House Hunting Heats Up

By Kimberly Blaker

Buying a home begins with the exciting prospect of finding your perfect space and the exhilarating idea of new beginnings. As the hunt progresses, you may experience anxiety over whether you’ll find a home within your budget—or because you’ve fallen in love with a home outside your budget. 

When you do make an offer, you may be worried you offered too little, too much, or find that another buyer beat you to the punch. You’ll also experience disappointment if your offer is rejected.

However, once you’ve closed on your home and are confident you made the right decision, you’ll rejoice. These recommendations can help you stay on course in finding your perfect (or near-perfect) home.

Before You Shop Make a list of your objectives. Are you trying to reduce your work commute? Is there a particular school district you’d like your kids to attend? What about proximity to shopping or recreation?

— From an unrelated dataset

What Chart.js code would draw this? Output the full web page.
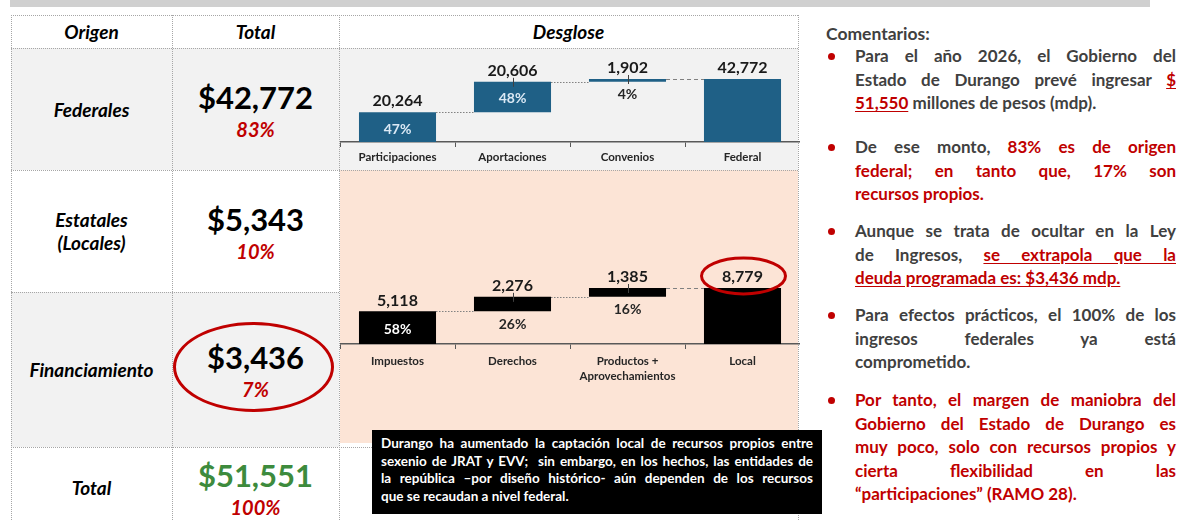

Consider features you want. Would you like a larger garage, updated kitchen, ample closet space, or a home that’s turn-key ready? Be as detailed as possible, noting if each item is a must-have, prefer-to-have, or nice but not necessary.

When you find a home that wows you, consider your must-have criteria. Maybe you’ll decide your wishes have changed, or you’ll be reminded to continue searching for a home that better suits your needs.

How Much Can You Afford? Prepare a budget and figure out how much you can comfortably spend each month on mortgage and interest payments, property taxes, and homeowner’s insurance. Also, consider whether there’ll be a substantial difference in your monthly utilities. Include an allowance for home repairs and maintenance.

Get pre-qualified through your bank or a mortgage company. Despite what you think you can afford, a lender will ultimately determine your maximum budget. Don’t risk getting your hopes up on a particular home until you know how much a lender will loan you. Most Realtors won’t show homes to prospective buyers until they’ve been pre-qualified.

Starting Your Search Now you’re ready for a Realtor. Working with a real estate agent has multiple advantages. Realtors have access to the MLS system, the database in which all homes listed by real estate agencies appear. They’re only able to access MLS for listings within their own region, however. If you’re moving to a new area, choose a Realtor in the area where you’ll be relocating.

Another important reason to work with an agent is so you’ll have someone to advance your interests. If you find a home and want to put in an offer, in many states, you can ask the listing agent to write up and submit your offer. In states that allow this arrangement, the agent becomes a dual agent. A dual agent is required to treat both parties with fairness and honesty. In this capacity, the agent cannot solely advance your interests because the agent is also working for the seller.

A couple of factors to consider are customer reviews and whether the real estate agent is willing to sign an Exclusive Buyer’s Agency Contract. Under an Exclusive Buyer’s Agency Contract, the Realtor represents you, the buyer, rather than both buyer and seller.

The agent should ask you plenty of questions to gain a solid understanding of what you’re looking for in a home, and needs to be available to show homes during your hours of availability. Be cautious of high-pressure tactics to get you to sign an exclusive contract. If you’re not comfortable with the agent, be prepared to say you need time to think about it.

The Home Inspection Once you’ve made an offer, getting a home inspection is crucial. This will help ensure you’re making a sound buying decision. Unfortunately, too many homebuyers learn the hard way that inspectors are not required to be licensed or have any special skills or training in many states.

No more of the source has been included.